Néanmoins les activités sur les réseaux sociaux sont déjà très concurrentielles et peuvent, par conséquence, être l’occasion d’échec. Le comparateur Mister Assur ou le Caisse d’Épargne ont ainsi pu mesurer les conséquences d’une communication non maîtrisée. D’autres acteurs ont décidé d’aller plus loin, notamment en lançant leur propre réseau. Fédérer une communauté, asseoir une éventuelle nature mutualiste, rendre service aux assurés : les avantages paraissaient nombreux. Néanmoins la réalité a été dure pour ces projets. Il est ainsi possible d’évoquer l’initiative nommée « rézo+ » lancée en 2010 par la Mutuelle d’assurances du corps de santé français (MACSF). Ce réseau, pensé comme une plateforme d’échange entre étudiants en médecine, devait permettre de rapprocher les professionnels (en devenir) de la médecine, mais aussi développer l’image de la mutuelle auprès de ces futurs clients. Malheureusement l’expérimentation n’a pas rencontré son public et le site est désormais fermé.
Une bataille aux multiples enjeux pour les assureurs
Si les risques de dérapages sont si nombreux, comment expliquer la perséverance dont font preuve les assureurs pour être bien positionnées sur ces réseaux ?
Le premier enjeu d’une présence sur les réseaux sociaux est évidement de notoriété. À l’époque du marketing 360°, un canal délaissé par une entreprise est une porte ouverte à ses concurrents. Ainsi il est primordial pour un assureur d’être présent sur les principaux réseaux sociaux (Facebook et Twitter notamment en France) afin de pouvoir communiquer, savoir ce qu’il se dit à son propos et ainsi réagir.
Les réseaux sociaux sont aussi des canaux pertinents pour gérer la relation client. Ainsi Malakoff Mederic a développé une chaîne You Tube dont l’objectif est de communiquer sur ses produits, ainsi que sur la réglementation. Ces informations, produites sous format vidéo permet de mieux répondre aux attentes des consommateurs, notamment en termes d’accès mobile et de lisibilité.
Enfin, l’enjeu principal réside dans la connaissance collectée sur les assurés et prospects.
Les réseaux sociaux, mine de données client et de développement commercial
Avoir une présence sur les réseaux sociaux, c’est l’occasion, pour les assureurs, d’être au plus près de leurs clients et prospects. Tout en respectant les conditions d’utilisation du site et la législation en vigueur, il est possible de mesurer les intérêts de sa communauté, de tester sa réaction à de nouvelles offres, etc.

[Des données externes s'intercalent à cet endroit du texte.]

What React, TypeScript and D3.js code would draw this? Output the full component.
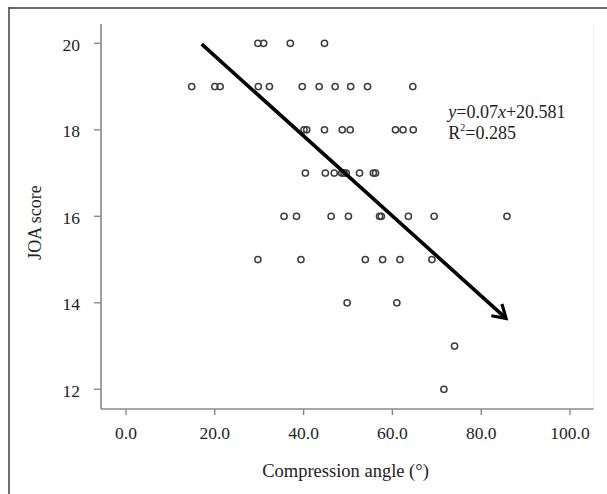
import React from "react";
import * as d3 from "d3";

const angles = [
  29.7, 31.0, 37.0, 44.7,
  14.8, 20.0, 21.2, 29.8, 32.3, 39.7, 43.5, 47.1, 50.6, 54.4, 64.6,
  40.1, 40.7, 44.7, 48.7, 50.5, 60.7, 62.4, 64.7,
  40.4, 44.9, 46.9, 48.6, 49.1, 49.6, 52.6, 55.7, 56.2,
  35.6, 38.4, 46.2, 50.1, 57.1, 57.5, 63.6, 69.4, 85.8,
  29.7, 39.4, 53.9, 57.8, 61.7, 68.9,
  49.8, 61.0,
  74.0,
  71.6,
];
const joaScores = [
  20, 20, 20, 20,
  19, 19, 19, 19, 19, 19, 19, 19, 19, 19, 19,
  18, 18, 18, 18, 18, 18, 18, 18,
  17, 17, 17, 17, 17, 17, 17, 17, 17,
  16, 16, 16, 16, 16, 16, 16, 16, 16,
  15, 15, 15, 15, 15, 15,
  14, 14,
  13,
  12,
];
const xTicks = [0, 20, 40, 60, 80, 100];
const yTicks = [12, 14, 16, 18, 20];
const arrowFrom = [17.05, 19.98];
const arrowTo = [85.6, 13.64];
const equationText = ["y", "=0.07", "x", "+20.581"];
const r2Text = ["R", "2", "=0.285"];
const xTitle = "Compression angle (°)";
const yTitle = "JOA score";

const W = 607;
const H = 494;
const FONT = "'Liberation Serif', 'Times New Roman', serif";

export default function App() {
  const x = d3.scaleLinear().domain([0, 100]).range([126, 570]);
  const y = d3.scaleLinear().domain([12, 20]).range([389.3, 43.3]);
  const plotLeft = 101;
  const plotRight = 593.5;
  const plotTop = 24;
  const plotBottom = 409;
  const axisColor = "#8a8a8a";

  const ax1 = x(arrowFrom[0]);
  const ay1 = y(arrowFrom[1]);
  const ax2 = x(arrowTo[0]);
  const ay2 = y(arrowTo[1]);
  const ang = Math.atan2(ay2 - ay1, ax2 - ax1);
  const headLen = 15;
  const spread = (32 * Math.PI) / 180;
  const b1 = [ax2 - headLen * Math.cos(ang - spread), ay2 - headLen * Math.sin(ang - spread)];
  const b2 = [ax2 - headLen * Math.cos(ang + spread), ay2 - headLen * Math.sin(ang + spread)];
  const arrowPath = d3.path();
  arrowPath.moveTo(ax1, ay1);
  arrowPath.lineTo(ax2 - 1.5 * Math.cos(ang), ay2 - 1.5 * Math.sin(ang));
  const headPath = d3.path();
  headPath.moveTo(b1[0], b1[1]);
  headPath.lineTo(ax2, ay2);
  headPath.lineTo(b2[0], b2[1]);

  return (
    <svg
      width={W}
      height={H}
      style={{ position: "fixed", left: 0, top: 0, background: "#fff" }}
      fontFamily={FONT}
    >
      <rect x={0} y={0} width={W} height={H} fill="#fff" />
      {/* outer frame */}
      <line x1={9} y1={8} x2={W} y2={8} stroke="#6a6a6a" strokeWidth={2} />
      <line x1={9} y1={7} x2={9} y2={H} stroke="#222" strokeWidth={1.3} />
      {/* faint right plot edge */}
      <line x1={plotRight} y1={plotTop} x2={plotRight} y2={plotBottom} stroke="#eeeeee" strokeWidth={1} />
      {/* axes */}
      <line x1={plotLeft} y1={plotTop} x2={plotLeft} y2={plotBottom} stroke={axisColor} strokeWidth={1.6} />
      <line x1={plotLeft} y1={plotBottom} x2={plotRight} y2={plotBottom} stroke={axisColor} strokeWidth={1.6} />
      {yTicks.map((t) => (
        <g key={"y" + t}>
          <line x1={plotLeft - 7} x2={plotLeft} y1={y(t)} y2={y(t)} stroke={axisColor} strokeWidth={1.4} />
          <text x={80} y={y(t) + 7.2} textAnchor="end" fontSize={17.5} fill="#222">
            {t}
          </text>
        </g>
      ))}
      {xTicks.map((t) => (
        <g key={"x" + t}>
          <line x1={x(t)} x2={x(t)} y1={plotBottom} y2={plotBottom + 6} stroke={axisColor} strokeWidth={1.4} />
          <text x={x(t)} y={439} textAnchor="middle" fontSize={17.5} fill="#222">
            {t.toFixed(1)}
          </text>
        </g>
      ))}
      {/* points */}
      {angles.map((a, i) => (
        <circle
          key={"p" + i}
          cx={x(a)}
          cy={y(joaScores[i])}
          r={3.1}
          fill="none"
          stroke="#3c3c3c"
          strokeWidth={1.5}
        />
      ))}
      {/* arrow */}
      <path d={arrowPath.toString()} stroke="#000" strokeWidth={3.6} fill="none" />
      <path d={headPath.toString()} stroke="#000" strokeWidth={3.2} fill="none" strokeLinejoin="miter" />
      {/* equation */}
      <text x={448.3} y={118.3} fontSize={18} fill="#222">
        <tspan fontStyle="italic">{equationText[0]}</tspan>
        <tspan>{equationText[1]}</tspan>
        <tspan fontStyle="italic">{equationText[2]}</tspan>
        <tspan>{equationText[3]}</tspan>
      </text>
      <text x={448.3} y={139.3} fontSize={18} fill="#222">
        <tspan>{r2Text[0]}</tspan>
        <tspan fontSize={10} dy={-8}>{r2Text[1]}</tspan>
        <tspan dy={8}>{r2Text[2]}</tspan>
      </text>
      {/* axis titles */}
      <text x={345.5} y={477.3} textAnchor="middle" fontSize={18.5} fill="#222">
        {xTitle}
      </text>
      <text
        transform="translate(41,222.5) rotate(-90)"
        textAnchor="middle"
        fontSize={18}
        fill="#222"
      >
        {yTitle}
      </text>
    </svg>
  );
}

Axa, dans son projet de numérisation de son activité, a ainsi incité tous ses agents à avoir leurs propres pages sur Facebook. Ils entrent alors en contact directement avec leurs clients et sont plus à même de les accompagner grâce à une détection plus aisée des grandes étapes de leur vie (naissance, projet d’achat de maison, de voiture, etc.). Ce projet a conduit à une augmentation de 10 à 20% du chiffre d’affaires des 600 premiers agents présents sur le réseau social.

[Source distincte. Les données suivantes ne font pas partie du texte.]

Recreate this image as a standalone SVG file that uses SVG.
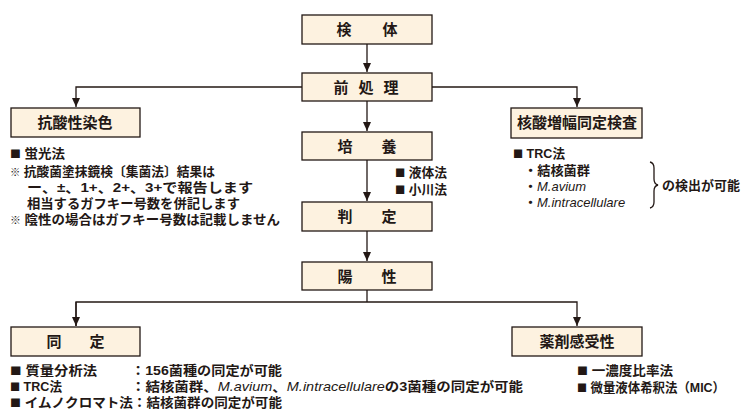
<svg xmlns="http://www.w3.org/2000/svg" width="750" height="420" viewBox="0 0 750 420">
<defs>
<marker id="arr" markerUnits="userSpaceOnUse" markerWidth="10" markerHeight="8" refX="9" refY="4" orient="auto">
<path d="M0,0 L9,4 L0,8 Z" fill="#231815"/>
</marker>
<style>
.box{fill:#fdf2e0;stroke:#231815;stroke-width:1.3}
.lbl{font-family:"Noto Sans CJK JP","Noto Sans",sans-serif;font-weight:bold;font-size:15px;fill:#231815;text-anchor:middle}
.t{font-family:"Liberation Sans","Noto Sans CJK JP",sans-serif;font-weight:bold;font-size:13px;fill:#231815}
.j{font-family:"Noto Sans CJK JP",sans-serif;font-size:10.5px}
.it{font-family:"Liberation Sans","Noto Sans",sans-serif;font-style:italic;font-weight:normal}
.c{fill:none;stroke:#231815;stroke-width:1.3}
</style>
</defs>
<rect width="750" height="420" fill="#ffffff"/>
<g id="connectors">
<path class="c" d="M367,44 V72" marker-end="url(#arr)"/>
<path class="c" d="M367,101 V131" marker-end="url(#arr)"/>
<path class="c" d="M367,160 V201" marker-end="url(#arr)"/>
<path class="c" d="M367,231 V261" marker-end="url(#arr)"/>
<path class="c" d="M302,87 H76 V107" marker-end="url(#arr)"/>
<path class="c" d="M432,87 H577 V107" marker-end="url(#arr)"/>
<path class="c" d="M367,290 V302"/>
<path class="c" d="M76,326 V302 H577 V326" marker-end="url(#arr)"/>
<path class="c" d="M76,302 V326" marker-end="url(#arr)"/>
<path class="c" d="M650,162 q4,1 4,6 v11 q0,5 4,6 q-4,1 -4,6 v11 q0,5 -4,6"/>
</g>
<g id="node-kentai">
<rect class="box" x="302" y="15" width="130" height="29"/>
<text class="lbl" y="35"><tspan x="344">検</tspan><tspan x="390">体</tspan></text>
</g>
<g id="node-shori">
<rect class="box" x="302" y="73" width="130" height="28"/>
<text class="lbl" y="93"><tspan x="341">前</tspan><tspan x="366">処</tspan><tspan x="391">理</tspan></text>
</g>
<g id="node-baiyou">
<rect class="box" x="302" y="132" width="130" height="28"/>
<text class="lbl" y="152"><tspan x="345">培</tspan><tspan x="389">養</tspan></text>
<text class="t" x="395" y="177" textLength="52" lengthAdjust="spacingAndGlyphs"><tspan class="j">■</tspan> 液体法</text>
<text class="t" x="395" y="194" textLength="52" lengthAdjust="spacingAndGlyphs"><tspan class="j">■</tspan> 小川法</text>
</g>
<g id="node-hantei">
<rect class="box" x="302" y="202" width="130" height="29"/>
<text class="lbl" y="222"><tspan x="345">判</tspan><tspan x="389">定</tspan></text>
</g>
<g id="node-yousei">
<rect class="box" x="302" y="262" width="130" height="28"/>
<text class="lbl" y="282"><tspan x="345">陽</tspan><tspan x="389">性</tspan></text>
</g>
<g id="node-kousan">
<rect class="box" x="11" y="108" width="129" height="29"/>
<text class="lbl" x="75" y="128">抗酸性染色</text>
<text class="t" x="10" y="158" textLength="55" lengthAdjust="spacingAndGlyphs"><tspan class="j">■</tspan> 蛍光法</text>
<text class="t" x="10" y="176" textLength="205" lengthAdjust="spacingAndGlyphs"><tspan class="j">※</tspan> 抗酸菌塗抹鏡検〔集菌法〕結果は</text>
<text class="t" x="27" y="192" textLength="226" lengthAdjust="spacingAndGlyphs">ー、±、1+、2+、3+で報告します</text>
<text class="t" x="27" y="208" textLength="213" lengthAdjust="spacingAndGlyphs">相当するガフキー号数を併記します</text>
<text class="t" x="10" y="224" textLength="270" lengthAdjust="spacingAndGlyphs"><tspan class="j">※</tspan> 陰性の場合はガフキー号数は記載しません</text>
</g>
<g id="node-kakusan">
<rect class="box" x="511" y="108" width="131" height="30"/>
<text class="lbl" x="577" y="128">核酸増幅同定検査</text>
<text class="t" x="513" y="158" textLength="52" lengthAdjust="spacingAndGlyphs"><tspan class="j">■</tspan> TRC法</text>
<text class="t" x="524" y="175" textLength="66" lengthAdjust="spacingAndGlyphs">・結核菌群</text>
<text class="t" x="524" y="191">・<tspan class="it">M.avium</tspan></text>
<text class="t" x="524" y="207">・<tspan class="it">M.intracellulare</tspan></text>
<text class="t" x="662" y="190" textLength="78" lengthAdjust="spacingAndGlyphs">の検出が可能</text>
</g>
<g id="node-doutei">
<rect class="box" x="11" y="327" width="129" height="29"/>
<text class="lbl" y="347"><tspan x="54">同</tspan><tspan x="97">定</tspan></text>
<text class="t" x="10" y="375" textLength="87" lengthAdjust="spacingAndGlyphs"><tspan class="j">■</tspan> 質量分析法</text>
<text class="t" x="131" y="375" textLength="151" lengthAdjust="spacingAndGlyphs">：156菌種の同定が可能</text>
<text class="t" x="10" y="391" textLength="52" lengthAdjust="spacingAndGlyphs"><tspan class="j">■</tspan> TRC法</text>
<text class="t" x="131" y="391" textLength="392" lengthAdjust="spacingAndGlyphs">：結核菌群、<tspan class="it">M.avium</tspan>、<tspan class="it">M.intracellulare</tspan>の3菌種の同定が可能</text>
<text class="t" x="10" y="407" textLength="272" lengthAdjust="spacingAndGlyphs"><tspan class="j">■</tspan> イムノクロマト法：結核菌群の同定が可能</text>
</g>
<g id="node-yakuzai">
<rect class="box" x="512" y="327" width="130" height="29"/>
<text class="lbl" x="577" y="347">薬剤感受性</text>
<text class="t" x="577" y="375" textLength="96" lengthAdjust="spacingAndGlyphs"><tspan class="j">■</tspan> 一濃度比率法</text>
<text class="t" x="577" y="392" textLength="148" lengthAdjust="spacingAndGlyphs"><tspan class="j">■</tspan> 微量液体希釈法（MIC）</text>
</g>
</svg>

Plus encore, c’est la reconnaissance des réseaux sociaux comme un canal de communication à part entière – au même titre que le téléphone – qui permet de servir la relation client. Grâce à la mise en place d’un parcours client omni-canal, il est alors possible de capter et de répondre à toutes les sollicitations du client et surtout d’en apprendre plus sur lui. Cette connaissance permet alors de rendre encore plus fiables les modèle de prédictions de l’entreprise, mais aussi de proposer des offres de plus en plus personnalisées et génératrices de valeurs.

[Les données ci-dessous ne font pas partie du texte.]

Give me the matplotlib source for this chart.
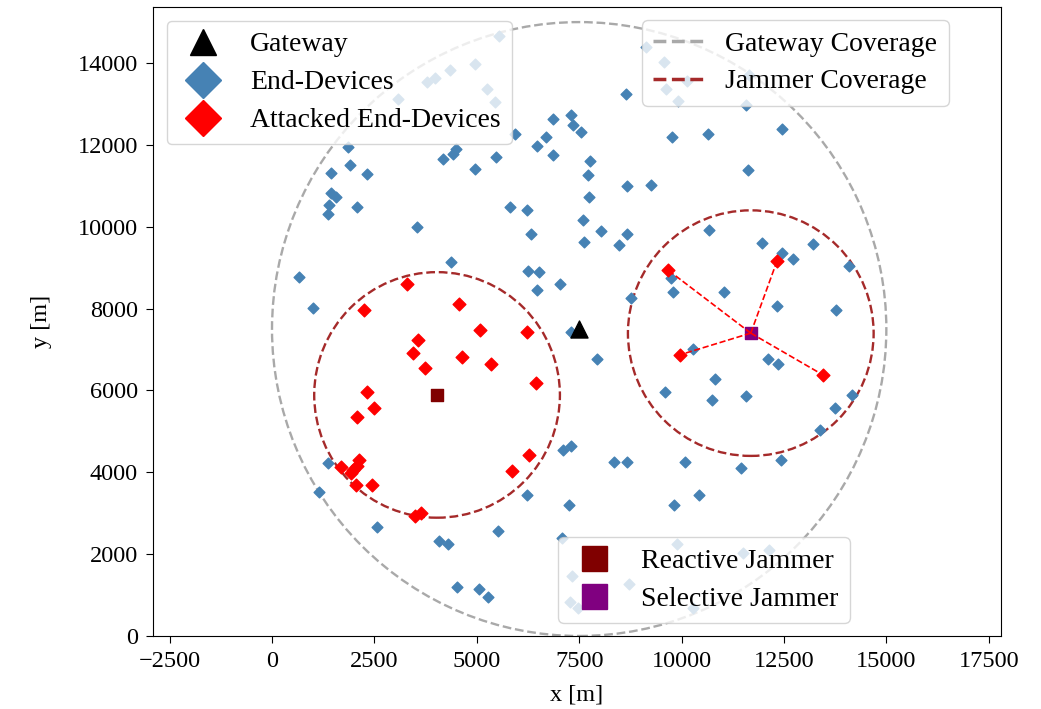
import matplotlib.pyplot as plt
from matplotlib.lines import Line2D
from matplotlib.patches import Circle

plt.rcParams["font.family"] = ["Liberation Serif", "DejaVu Serif"]

# network layout [m]
gateway = (7500, 7500)
gateway_range = 7500
jammer_range = 3000
reactive_jammer = (4030, 5890)
selective_jammer = (11690, 7400)

end_devices_x = [
    5540, 4960, 4350, 3980, 3780, 5250, 5440, 3080, 5930, 6690,
    9130, 9570, 11650, 10130, 9620, 9910, 11570,
    6860, 7300, 7350, 7540, 6470, 6860, 7760, 7710, 7740, 7590, 7620, 8030,
    1860, 1900, 2320, 1440, 1440, 1560, 1390, 1370, 2080, 3540,
    4170, 4420, 4490, 4960, 5470, 5810, 6230, 6320, 4370, 6250, 6520, 6470,
    7030, 660, 1000, 8640, 9770, 10640, 12450, 11620, 8670, 9250, 8670, 8470,
    10670, 11960, 12450, 12720, 13210, 14090, 9740, 9790, 11040, 8760,
    12330, 13770, 7930, 1370, 1150, 7100, 7300, 6230, 7250, 2560, 4080,
    4300, 5520, 7080, 4520, 5050, 5270, 7320, 7280, 7470, 8720, 9890,
    11500, 12130, 10280, 10280, 12110, 12350, 10820, 9590, 10740, 11570,
    14160, 13750, 13380, 8350, 8670, 10080, 11450, 12430, 10420, 9810, 7300,
]
end_devices_y = [
    14660, 13980, 13830, 13630, 13540, 13360, 13050, 13120, 12260, 12190,
    14390, 14020, 13710, 13560, 13360, 13070, 12970,
    12630, 12730, 12480, 12310, 11970, 11750, 11610, 11260, 10730, 10160, 9630, 9900,
    11950, 11510, 11290, 11310, 10820, 10730, 10530, 10310, 10480, 9990,
    11650, 11780, 11900, 11410, 11700, 10480, 10410, 9820, 9140, 8920, 8890, 8450,
    8600, 8770, 8010, 13240, 12190, 12270, 12390, 11390, 10990, 11020, 9820, 9550,
    9920, 9600, 9360, 9210, 9580, 9040, 8750, 8400, 8400, 8260,
    8060, 7960, 6770, 4230, 3520, 4540, 4640, 3440, 3200, 2660, 2320,
    2250, 2570, 2390, 1200, 1150, 950, 1470, 830, 680, 1270, 2250,
    2030, 2100, 680, 7010, 6770, 6650, 6280, 5960, 5770, 5860,
    5890, 5570, 5030, 4250, 4250, 4250, 4100, 4300, 3440, 3200, 7430,
]

# devices inside the reactive jammer's range
reactive_hits_x = [
    3300, 2250, 4570, 5080, 6230, 3560, 3440, 3740, 4640, 5350, 6450, 2320,
    2490, 2080, 6270, 5860, 1690, 2120, 2080, 1980, 1930, 2050, 2440, 3490, 3640,
]
reactive_hits_y = [
    8600, 7960, 8110, 7480, 7430, 7230, 6910, 6550, 6820, 6650, 6180, 5960,
    5570, 5350, 4420, 4030, 4130, 4300, 4150, 4060, 3980, 3690, 3690, 2930, 3010,
]

# devices picked out by the selective jammer
selective_hits_x = [9670, 12330, 9960, 13450]
selective_hits_y = [8940, 9160, 6870, 6380]

fig = plt.figure(figsize=(10.41, 7.09), dpi=100)
ax = fig.add_axes([0.147, 0.103, 0.8146, 0.8872])

ax.add_patch(Circle(gateway, gateway_range, fill=False, ls="--", lw=1.7, color="darkgray"))
for jam in (reactive_jammer, selective_jammer):
    ax.add_patch(Circle(jam, jammer_range, fill=False, ls="--", lw=1.7, color="brown"))

ax.scatter(end_devices_x, end_devices_y, marker="D", s=30, color="steelblue")
ax.scatter(reactive_hits_x, reactive_hits_y, marker="D", s=42, color="red")
ax.scatter(selective_hits_x, selective_hits_y, marker="D", s=42, color="red")

ax.scatter(*reactive_jammer, marker="s", s=70, color="maroon")
ax.scatter(*selective_jammer, marker="s", s=70, color="purple")
for hx, hy in zip(selective_hits_x, selective_hits_y):
    ax.plot([selective_jammer[0], hx], [selective_jammer[1], hy], ls="--", lw=1.2, color="red")

ax.scatter(*gateway, marker="^", s=150, color="black", zorder=3)

ax.set_xlim(-2905, 17800)
ax.set_ylim(0, 15370)
ax.set_xticks(range(-2500, 17501, 2500))
ax.set_yticks(range(0, 14001, 2000))
ax.tick_params(labelsize=17.5, length=5, pad=6)
ax.set_xlabel("x [m]", fontsize=17.5, labelpad=9)
ax.set_ylabel("y [m]", fontsize=17.5, labelpad=18)

leg_kw = dict(fontsize=20, labelspacing=0.45, handlelength=1.8)

nodes = [
    Line2D([], [], ls="", marker="^", ms=19, color="black"),
    Line2D([], [], ls="", marker="D", ms=18, color="steelblue"),
    Line2D([], [], ls="", marker="D", ms=18, color="red"),
]
leg1 = ax.legend(nodes, ["Gateway", "End-Devices", "Attacked End-Devices"],
                 loc="upper left", **leg_kw)
ax.add_artist(leg1)

ranges = [
    Line2D([], [], ls="--", lw=2.5, color="darkgray"),
    Line2D([], [], ls="--", lw=2.5, color="brown"),
]
leg2 = ax.legend(ranges, ["Gateway Coverage", "Jammer Coverage"], loc="upper left",
                 bbox_to_anchor=(0.5767, 0.9793), borderaxespad=0, **leg_kw)
ax.add_artist(leg2)

jammers = [
    Line2D([], [], ls="", marker="s", ms=18, color="maroon"),
    Line2D([], [], ls="", marker="s", ms=18, color="purple"),
]
ax.legend(jammers, ["Reactive Jammer", "Selective Jammer"], loc="lower left",
          bbox_to_anchor=(0.4776, 0.0207), borderaxespad=0, **leg_kw)

fig.savefig("out.png", dpi=100)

Des freins et limites divers et nombreux
La présence des assureurs sur les réseaux sociaux est donc indispensable et génératrice de valeur. Néanmoins elle est aussi accompagnée de freins et comprend des limites.
Le premier élément à trancher est ainsi le positionnement de chaque réseau social dans la stratégie de communication de l’assureur : discussion et communication décontractées comme Cerise de Groupama ou conseil précis et sérieux comme les experts de Malakoff Médéric ? Plus celle-ci sera claire et plus facile sera la gestion des échanges. L’animation de cet espace doit également être réalisée par des professionnels. Au vue de l’explosivité de ces réseaux, un bad buzz est toujours à portée de clic.
L’exploitation des données personnelles, quant à elle, impose un respect strict des contraintes réglementaires, notamment celle du CNIL, mais également de l’éthique, dans la mesure où le respect de la vie privée est un sujet très sensible auprès internautes. De plus l’utilisation de ces données pour personnaliser les offres remet en cause le principe même de mutualisation des risques qui est à la base de l’assurance, comme le souligne Jacques RICHIER, PDG d’Allianz France.
La prise de pouvoir des espaces d’échanges à distance en direct (téléphone, chat, réseaux sociaux) pose également la question du business model associé au réseau d’agence physique. Cette limite est néanmoins à nuancer par une étude récente qui montre que les français continuent à plébisciter le contact humain en présentiel, notamment pour faire face à la complexité apparente des produits d’assurance.
En conséquence, la présence sur les réseaux sociaux, couplée à un environnement marqué par la digitalisation des activités, le développement du Big Data et l’approfondissement de la connaissance client, impose aux assureurs d’innover, voir même de repenser leurs business models. Ces tendances n’appellent cependant pas à la mort de l’assurance, mais peut-être plus à une concentration accrue sur les activités de prévention, de conseil et d’accompagnement.